** STORED ROWS **

>> Begin

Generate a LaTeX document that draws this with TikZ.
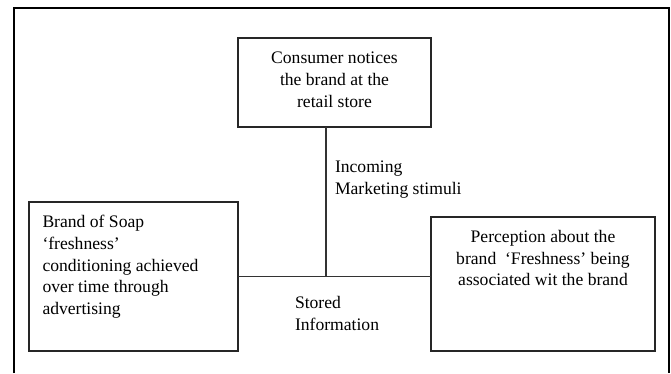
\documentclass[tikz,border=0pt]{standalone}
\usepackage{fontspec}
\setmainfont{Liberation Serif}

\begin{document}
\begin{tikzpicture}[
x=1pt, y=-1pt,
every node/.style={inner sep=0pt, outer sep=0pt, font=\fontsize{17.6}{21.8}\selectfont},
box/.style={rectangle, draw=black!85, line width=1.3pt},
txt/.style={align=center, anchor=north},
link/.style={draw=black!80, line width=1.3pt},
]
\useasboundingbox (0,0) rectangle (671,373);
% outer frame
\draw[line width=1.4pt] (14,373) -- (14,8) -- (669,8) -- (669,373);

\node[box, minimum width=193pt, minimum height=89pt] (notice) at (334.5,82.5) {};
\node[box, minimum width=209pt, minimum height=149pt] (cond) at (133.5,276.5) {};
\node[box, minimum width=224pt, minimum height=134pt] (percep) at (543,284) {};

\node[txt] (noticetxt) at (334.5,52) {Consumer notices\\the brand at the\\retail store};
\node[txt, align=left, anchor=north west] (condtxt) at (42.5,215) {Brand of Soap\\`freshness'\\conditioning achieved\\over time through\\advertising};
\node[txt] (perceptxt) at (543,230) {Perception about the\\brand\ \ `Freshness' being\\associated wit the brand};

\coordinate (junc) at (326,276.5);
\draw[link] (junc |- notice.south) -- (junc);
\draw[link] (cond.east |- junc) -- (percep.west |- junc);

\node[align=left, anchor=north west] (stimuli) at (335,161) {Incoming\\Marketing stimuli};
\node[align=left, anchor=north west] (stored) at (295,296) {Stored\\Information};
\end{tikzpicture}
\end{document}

>> End
>> Begin

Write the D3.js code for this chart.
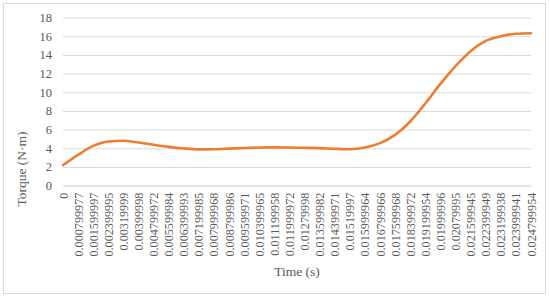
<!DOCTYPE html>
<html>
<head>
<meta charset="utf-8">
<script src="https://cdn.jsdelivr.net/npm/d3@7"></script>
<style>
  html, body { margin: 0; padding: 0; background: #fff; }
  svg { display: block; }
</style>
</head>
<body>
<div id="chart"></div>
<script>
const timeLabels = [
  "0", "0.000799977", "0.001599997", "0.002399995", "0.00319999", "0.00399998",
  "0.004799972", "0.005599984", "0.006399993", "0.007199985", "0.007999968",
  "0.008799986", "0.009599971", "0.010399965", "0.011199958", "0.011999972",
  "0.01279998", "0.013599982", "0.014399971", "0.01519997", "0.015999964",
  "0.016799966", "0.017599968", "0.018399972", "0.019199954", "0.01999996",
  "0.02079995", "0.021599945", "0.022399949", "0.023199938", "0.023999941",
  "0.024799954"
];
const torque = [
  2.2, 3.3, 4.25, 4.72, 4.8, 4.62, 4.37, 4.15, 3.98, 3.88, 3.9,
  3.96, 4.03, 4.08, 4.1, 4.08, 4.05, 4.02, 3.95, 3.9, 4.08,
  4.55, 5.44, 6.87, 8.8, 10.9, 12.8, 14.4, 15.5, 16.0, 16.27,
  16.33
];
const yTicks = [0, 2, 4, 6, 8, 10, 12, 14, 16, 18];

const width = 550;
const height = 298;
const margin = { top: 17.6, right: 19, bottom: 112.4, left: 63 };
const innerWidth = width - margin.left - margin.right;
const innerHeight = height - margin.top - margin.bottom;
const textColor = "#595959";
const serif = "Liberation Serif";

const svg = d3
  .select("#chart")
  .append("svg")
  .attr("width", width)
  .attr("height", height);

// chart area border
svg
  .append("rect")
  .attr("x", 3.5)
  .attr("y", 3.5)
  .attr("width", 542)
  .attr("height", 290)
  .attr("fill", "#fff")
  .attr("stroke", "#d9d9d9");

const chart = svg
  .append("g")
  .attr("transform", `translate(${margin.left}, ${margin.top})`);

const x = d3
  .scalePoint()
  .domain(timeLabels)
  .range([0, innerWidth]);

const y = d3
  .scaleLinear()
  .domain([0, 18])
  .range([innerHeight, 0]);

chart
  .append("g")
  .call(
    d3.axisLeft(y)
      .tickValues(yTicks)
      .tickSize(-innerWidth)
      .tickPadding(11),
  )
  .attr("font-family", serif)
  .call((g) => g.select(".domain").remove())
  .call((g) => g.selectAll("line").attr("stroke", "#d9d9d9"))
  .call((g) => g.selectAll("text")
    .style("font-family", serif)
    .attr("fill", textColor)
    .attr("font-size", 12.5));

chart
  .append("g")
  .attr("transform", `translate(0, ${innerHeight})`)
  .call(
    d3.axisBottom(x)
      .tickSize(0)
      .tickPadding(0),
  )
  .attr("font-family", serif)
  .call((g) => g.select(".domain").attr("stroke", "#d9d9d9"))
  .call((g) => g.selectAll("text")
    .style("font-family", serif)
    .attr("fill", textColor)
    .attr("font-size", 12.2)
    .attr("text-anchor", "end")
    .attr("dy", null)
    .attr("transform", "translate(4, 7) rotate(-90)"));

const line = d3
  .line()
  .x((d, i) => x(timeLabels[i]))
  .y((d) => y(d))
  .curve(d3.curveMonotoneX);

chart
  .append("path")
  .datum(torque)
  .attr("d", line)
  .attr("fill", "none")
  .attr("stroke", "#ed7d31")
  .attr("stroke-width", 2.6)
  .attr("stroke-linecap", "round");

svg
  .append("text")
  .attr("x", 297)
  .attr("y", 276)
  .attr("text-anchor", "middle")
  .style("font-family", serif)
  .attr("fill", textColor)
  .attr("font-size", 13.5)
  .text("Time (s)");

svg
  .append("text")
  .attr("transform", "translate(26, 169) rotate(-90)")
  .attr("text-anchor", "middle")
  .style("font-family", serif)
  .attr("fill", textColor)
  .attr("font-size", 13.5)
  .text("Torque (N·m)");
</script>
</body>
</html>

>> End
>> Begin

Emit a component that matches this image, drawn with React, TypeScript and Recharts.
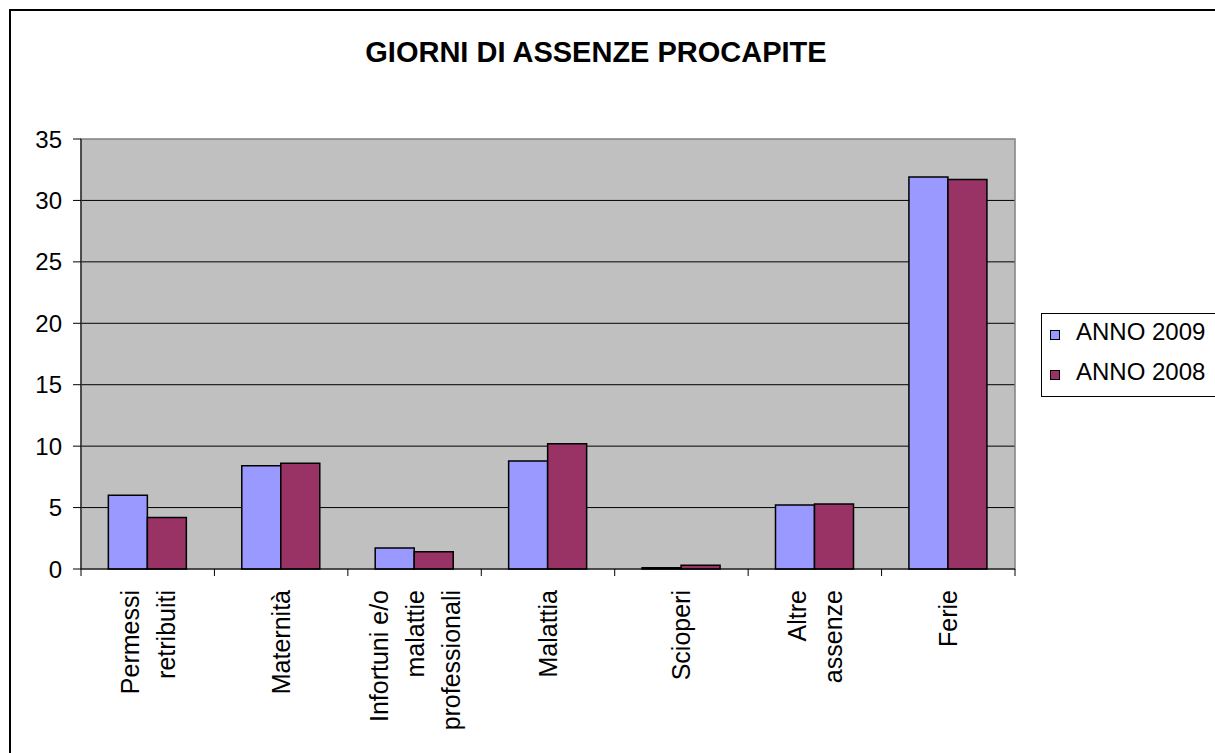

>> End

** WHAT IS ASKED **
A line counts if it holds the word "this". Work out how many lines in the listing count, and give only that number.

** THE COMPLETED TASK **
3